> **Task**
The material below has pictures in it. Set down only the lines from the line containing "Emit a web page" through the line containing "97.9, 99.8, 98.9];", word for word, and leave the pictures behind.
● ● ● ●
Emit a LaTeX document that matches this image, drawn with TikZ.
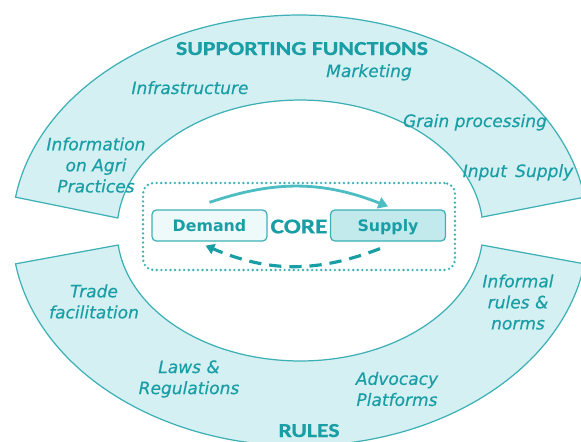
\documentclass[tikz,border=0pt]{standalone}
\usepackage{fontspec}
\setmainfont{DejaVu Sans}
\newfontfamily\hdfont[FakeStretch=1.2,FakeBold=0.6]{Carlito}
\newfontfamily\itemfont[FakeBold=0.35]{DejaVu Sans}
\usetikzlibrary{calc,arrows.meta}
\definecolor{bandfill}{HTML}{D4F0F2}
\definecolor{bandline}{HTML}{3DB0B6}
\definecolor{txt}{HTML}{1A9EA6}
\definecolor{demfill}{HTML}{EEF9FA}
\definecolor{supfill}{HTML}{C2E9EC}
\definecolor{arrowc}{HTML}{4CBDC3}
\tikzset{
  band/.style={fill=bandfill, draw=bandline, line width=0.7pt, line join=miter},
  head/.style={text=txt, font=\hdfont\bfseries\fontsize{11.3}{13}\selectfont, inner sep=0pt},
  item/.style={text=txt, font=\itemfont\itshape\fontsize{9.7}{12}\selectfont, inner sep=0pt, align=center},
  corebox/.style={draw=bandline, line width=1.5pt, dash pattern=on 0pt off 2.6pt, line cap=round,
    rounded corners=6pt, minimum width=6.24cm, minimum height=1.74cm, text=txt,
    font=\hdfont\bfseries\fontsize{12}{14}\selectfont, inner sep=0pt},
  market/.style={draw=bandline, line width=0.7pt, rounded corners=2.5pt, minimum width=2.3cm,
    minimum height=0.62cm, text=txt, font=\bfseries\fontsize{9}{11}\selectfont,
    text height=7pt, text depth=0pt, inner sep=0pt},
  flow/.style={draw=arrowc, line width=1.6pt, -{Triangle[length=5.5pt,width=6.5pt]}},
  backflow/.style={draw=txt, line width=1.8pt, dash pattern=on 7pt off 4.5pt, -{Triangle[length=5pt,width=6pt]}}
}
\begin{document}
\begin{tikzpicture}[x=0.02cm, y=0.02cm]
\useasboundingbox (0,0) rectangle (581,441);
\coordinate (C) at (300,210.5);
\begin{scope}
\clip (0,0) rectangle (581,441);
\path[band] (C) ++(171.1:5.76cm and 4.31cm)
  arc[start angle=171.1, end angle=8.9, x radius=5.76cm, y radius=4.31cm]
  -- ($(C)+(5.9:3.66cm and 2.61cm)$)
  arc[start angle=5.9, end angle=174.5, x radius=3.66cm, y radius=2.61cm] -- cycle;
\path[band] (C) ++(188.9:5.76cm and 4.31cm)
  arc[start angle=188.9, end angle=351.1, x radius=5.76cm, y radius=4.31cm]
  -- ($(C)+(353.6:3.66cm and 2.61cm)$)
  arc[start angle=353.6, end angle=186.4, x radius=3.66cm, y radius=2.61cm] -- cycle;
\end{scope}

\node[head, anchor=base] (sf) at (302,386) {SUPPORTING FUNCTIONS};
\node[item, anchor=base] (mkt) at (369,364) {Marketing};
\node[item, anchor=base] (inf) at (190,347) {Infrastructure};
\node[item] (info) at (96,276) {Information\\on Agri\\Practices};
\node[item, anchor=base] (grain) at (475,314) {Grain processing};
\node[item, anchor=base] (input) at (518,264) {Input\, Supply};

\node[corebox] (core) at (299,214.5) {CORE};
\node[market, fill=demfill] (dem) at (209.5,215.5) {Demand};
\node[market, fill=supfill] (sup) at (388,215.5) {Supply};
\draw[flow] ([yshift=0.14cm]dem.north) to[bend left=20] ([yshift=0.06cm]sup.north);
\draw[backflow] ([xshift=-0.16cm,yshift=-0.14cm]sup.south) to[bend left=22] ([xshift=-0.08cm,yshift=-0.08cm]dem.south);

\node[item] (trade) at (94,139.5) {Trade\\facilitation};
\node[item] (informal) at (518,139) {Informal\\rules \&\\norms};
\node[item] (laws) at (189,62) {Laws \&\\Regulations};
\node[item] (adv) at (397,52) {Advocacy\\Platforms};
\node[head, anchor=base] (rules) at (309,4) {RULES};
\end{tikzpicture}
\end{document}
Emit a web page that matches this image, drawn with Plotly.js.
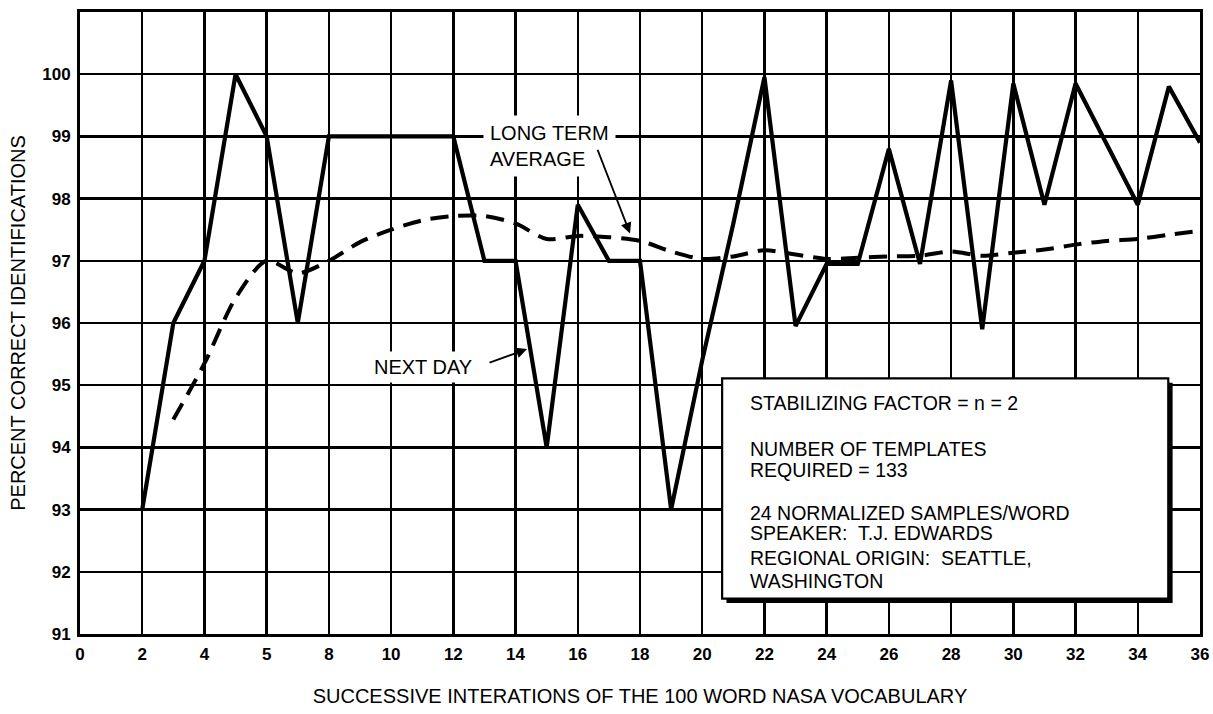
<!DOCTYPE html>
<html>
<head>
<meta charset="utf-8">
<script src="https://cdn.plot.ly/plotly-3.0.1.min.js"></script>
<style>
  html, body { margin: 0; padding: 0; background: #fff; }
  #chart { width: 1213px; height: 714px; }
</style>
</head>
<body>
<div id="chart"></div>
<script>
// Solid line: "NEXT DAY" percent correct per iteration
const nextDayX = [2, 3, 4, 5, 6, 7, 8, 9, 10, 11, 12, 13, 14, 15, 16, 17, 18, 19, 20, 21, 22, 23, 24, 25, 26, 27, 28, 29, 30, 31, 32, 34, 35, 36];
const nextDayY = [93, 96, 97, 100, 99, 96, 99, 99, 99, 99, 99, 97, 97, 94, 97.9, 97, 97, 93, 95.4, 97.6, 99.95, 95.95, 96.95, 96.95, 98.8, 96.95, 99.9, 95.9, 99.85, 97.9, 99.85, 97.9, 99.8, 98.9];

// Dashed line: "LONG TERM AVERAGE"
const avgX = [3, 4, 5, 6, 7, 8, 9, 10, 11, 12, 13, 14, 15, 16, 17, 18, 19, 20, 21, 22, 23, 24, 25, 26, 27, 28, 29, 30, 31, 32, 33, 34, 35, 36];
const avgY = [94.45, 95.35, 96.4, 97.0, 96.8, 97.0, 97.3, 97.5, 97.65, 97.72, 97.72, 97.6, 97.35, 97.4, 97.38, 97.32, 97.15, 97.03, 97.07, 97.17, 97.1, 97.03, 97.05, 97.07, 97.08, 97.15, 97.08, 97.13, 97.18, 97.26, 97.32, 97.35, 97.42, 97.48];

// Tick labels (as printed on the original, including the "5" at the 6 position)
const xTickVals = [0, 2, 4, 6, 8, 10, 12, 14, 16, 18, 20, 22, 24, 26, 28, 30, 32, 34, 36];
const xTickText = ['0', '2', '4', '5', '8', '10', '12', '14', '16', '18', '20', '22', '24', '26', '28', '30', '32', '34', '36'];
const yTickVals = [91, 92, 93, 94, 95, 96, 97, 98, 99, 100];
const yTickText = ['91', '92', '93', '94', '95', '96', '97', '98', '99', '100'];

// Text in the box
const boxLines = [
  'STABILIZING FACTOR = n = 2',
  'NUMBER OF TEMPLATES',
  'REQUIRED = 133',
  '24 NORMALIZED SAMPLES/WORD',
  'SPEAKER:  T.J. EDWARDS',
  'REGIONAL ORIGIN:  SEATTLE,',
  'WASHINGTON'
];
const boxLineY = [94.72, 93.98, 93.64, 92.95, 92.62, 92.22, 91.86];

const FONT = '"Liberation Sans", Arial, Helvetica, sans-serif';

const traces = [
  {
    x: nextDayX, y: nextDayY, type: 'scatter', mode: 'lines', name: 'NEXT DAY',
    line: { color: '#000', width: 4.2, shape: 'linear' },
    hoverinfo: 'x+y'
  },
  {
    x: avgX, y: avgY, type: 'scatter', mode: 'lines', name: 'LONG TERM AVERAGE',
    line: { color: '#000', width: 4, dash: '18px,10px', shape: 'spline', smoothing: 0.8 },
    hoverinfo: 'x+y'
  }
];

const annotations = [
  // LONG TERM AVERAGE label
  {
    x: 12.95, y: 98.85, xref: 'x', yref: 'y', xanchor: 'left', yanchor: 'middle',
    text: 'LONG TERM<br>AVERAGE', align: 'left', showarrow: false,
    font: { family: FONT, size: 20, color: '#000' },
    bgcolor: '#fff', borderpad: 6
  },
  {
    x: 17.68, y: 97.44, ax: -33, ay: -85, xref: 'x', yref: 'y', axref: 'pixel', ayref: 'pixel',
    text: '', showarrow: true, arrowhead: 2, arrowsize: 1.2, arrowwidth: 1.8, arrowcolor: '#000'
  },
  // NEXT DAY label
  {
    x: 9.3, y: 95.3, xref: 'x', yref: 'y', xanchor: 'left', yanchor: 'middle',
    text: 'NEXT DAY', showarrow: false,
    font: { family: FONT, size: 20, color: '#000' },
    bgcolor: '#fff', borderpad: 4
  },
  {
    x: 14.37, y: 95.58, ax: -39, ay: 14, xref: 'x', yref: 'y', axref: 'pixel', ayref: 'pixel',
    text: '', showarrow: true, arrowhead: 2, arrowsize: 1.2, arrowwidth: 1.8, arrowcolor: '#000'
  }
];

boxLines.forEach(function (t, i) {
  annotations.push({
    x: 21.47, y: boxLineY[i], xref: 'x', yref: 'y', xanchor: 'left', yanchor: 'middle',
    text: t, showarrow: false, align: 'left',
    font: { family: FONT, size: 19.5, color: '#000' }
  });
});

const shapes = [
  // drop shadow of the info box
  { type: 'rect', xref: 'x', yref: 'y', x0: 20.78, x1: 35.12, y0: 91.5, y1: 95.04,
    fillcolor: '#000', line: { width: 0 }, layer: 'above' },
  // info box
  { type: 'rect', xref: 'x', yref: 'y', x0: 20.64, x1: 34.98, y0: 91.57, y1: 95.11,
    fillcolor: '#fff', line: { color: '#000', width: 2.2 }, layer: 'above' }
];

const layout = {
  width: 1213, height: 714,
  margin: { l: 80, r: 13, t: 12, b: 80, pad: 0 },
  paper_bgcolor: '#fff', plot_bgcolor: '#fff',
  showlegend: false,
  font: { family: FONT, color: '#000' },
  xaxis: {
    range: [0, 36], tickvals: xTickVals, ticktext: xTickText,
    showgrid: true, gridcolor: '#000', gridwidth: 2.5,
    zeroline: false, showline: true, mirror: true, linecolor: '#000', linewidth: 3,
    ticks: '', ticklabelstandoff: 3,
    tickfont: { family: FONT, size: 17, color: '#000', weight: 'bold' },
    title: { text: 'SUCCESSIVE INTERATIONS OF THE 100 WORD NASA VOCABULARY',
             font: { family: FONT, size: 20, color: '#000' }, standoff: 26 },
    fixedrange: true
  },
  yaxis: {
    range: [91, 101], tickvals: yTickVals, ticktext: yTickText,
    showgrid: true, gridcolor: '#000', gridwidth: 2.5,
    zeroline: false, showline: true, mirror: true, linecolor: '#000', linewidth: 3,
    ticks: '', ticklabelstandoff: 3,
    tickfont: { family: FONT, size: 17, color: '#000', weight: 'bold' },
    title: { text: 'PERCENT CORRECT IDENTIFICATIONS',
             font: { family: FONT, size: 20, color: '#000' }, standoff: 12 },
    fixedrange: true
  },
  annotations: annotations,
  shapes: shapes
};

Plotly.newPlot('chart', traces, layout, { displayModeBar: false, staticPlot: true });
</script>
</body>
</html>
● ● ● ●
> **Exercise output**
Emit a web page that matches this image, drawn with Plotly.js.
<!DOCTYPE html>
<html>
<head>
<meta charset="utf-8">
<script src="https://cdn.plot.ly/plotly-3.0.1.min.js"></script>
<style>
  html, body { margin: 0; padding: 0; background: #fff; }
  #chart { width: 1213px; height: 714px; }
</style>
</head>
<body>
<div id="chart"></div>
<script>
// Solid line: "NEXT DAY" percent correct per iteration
const nextDayX = [2, 3, 4, 5, 6, 7, 8, 9, 10, 11, 12, 13, 14, 15, 16, 17, 18, 19, 20, 21, 22, 23, 24, 25, 26, 27, 28, 29, 30, 31, 32, 34, 35, 36];
const nextDayY = [93, 96, 97, 100, 99, 96, 99, 99, 99, 99, 99, 97, 97, 94, 97.9, 97, 97, 93, 95.4, 97.6, 99.95, 95.95, 96.95, 96.95, 98.8, 96.95, 99.9, 95.9, 99.85, 97.9, 99.85, 97.9, 99.8, 98.9];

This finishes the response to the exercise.